We derive deterministic equivalents for a broad class of statistics of the SGD iterates, including the adversarial risk and distance to adversarial optimality, in terms of the solution to a system of ODEs.
We use them to study two idealized learning rate schedules: the Polyak stepsize and exact line search.
In the case of $\ell_2$-adversarial least squares with a single class, we show that, unlike noiseless standard least squares, no constant learning rate guarantees monotone descent of SGD towards a minimizer of the adversarial risk.
We identify anisotropic covariance and a mismatch in ridge parameters as the main sources of suboptimality of exact line search relative to the Polyak stepsize.
We also introduce a stochastic differential equation (SDE), called adversarial homogenized SGD, that captures the evolution of statistics of the iterates of SGD.

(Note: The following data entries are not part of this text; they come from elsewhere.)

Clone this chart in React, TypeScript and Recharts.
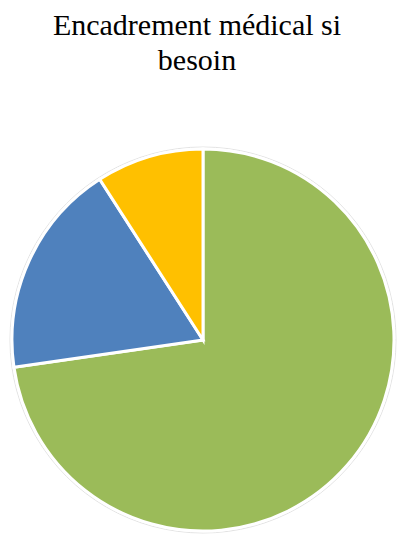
import { PieChart, Pie, Cell } from "recharts";

const categories = ["Oui", "Non", "Ne sait pas"];
const values = [8, 2, 1];
const COLORS = ["#9BBB59", "#4F81BD", "#FFC000"];

const titleLines = ["Encadrement médical si", "besoin"];

const data = categories.map((name, i) => ({ name, value: values[i] }));

export default function App() {
  return (
    <div
      style={{
        position: "absolute",
        left: 0,
        top: 0,
        width: 407,
        height: 534,
        background: "#fff",
      }}
    >
      {titleLines.map((line, i) => (
        <div
          key={i}
          style={{
            position: "absolute",
            left: 0,
            width: 394,
            top: 7 + i * 35,
            textAlign: "center",
            fontFamily: "Liberation Serif, DejaVu Serif, serif",
            fontSize: 30,
            lineHeight: "36px",
            color: "#000",
            whiteSpace: "nowrap",
          }}
        >
          {line}
        </div>
      ))}
      <PieChart
        width={407}
        height={534}
        margin={{ top: 0, right: 0, bottom: 0, left: 0 }}
      >
        <Pie
          data={[{ value: 1 }]}
          dataKey="value"
          cx={203}
          cy={340}
          outerRadius={193}
          innerRadius={0}
          fill="none"
          stroke="#e3e3e3"
          strokeWidth={1}
          isAnimationActive={false}
        />
        <Pie
          data={data}
          dataKey="value"
          nameKey="name"
          cx={203}
          cy={340}
          outerRadius={191}
          startAngle={90}
          endAngle={-270}
          stroke="#fff"
          strokeWidth={3}
          isAnimationActive={false}
        >
          {data.map((_, i) => (
            <Cell key={i} fill={COLORS[i % COLORS.length]} />
          ))}
        </Pie>
      </PieChart>
    </div>
  );
}
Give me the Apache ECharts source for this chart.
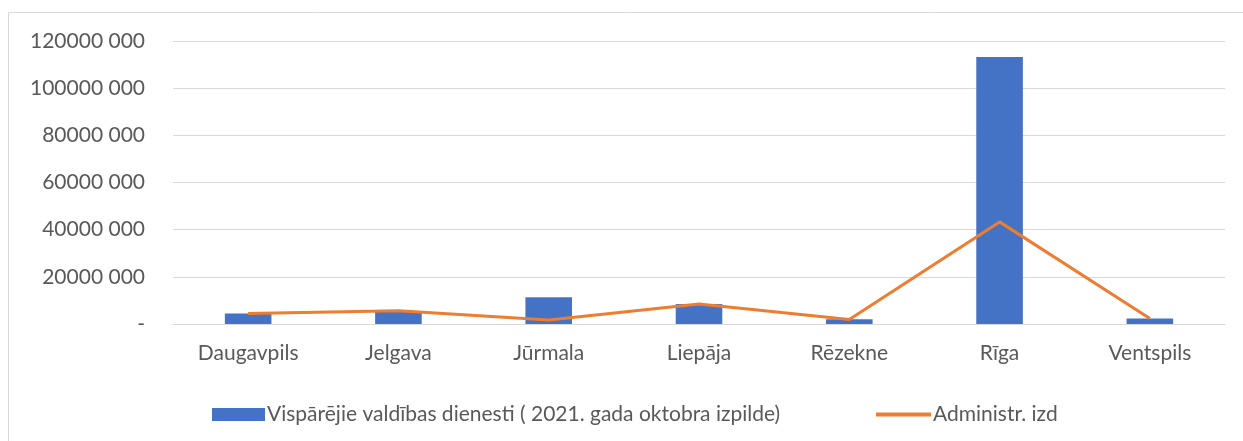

For $\ell_2$-adversarial least squares, using this SDE, we show the evolution of the risk is equivalent, up to dimension-free constants, to that of SGD on standard least squares with an adaptive learning rate and adaptive $\ell_2$-regularization.
When the dynamics converge, the limiting adversarial risk and SGD iterate are determined by a fixed-point equation, with the limiting iterate being equivalent to the solution of a ridge regression problem whose regularization parameter is the limiting effective regularization of SGD.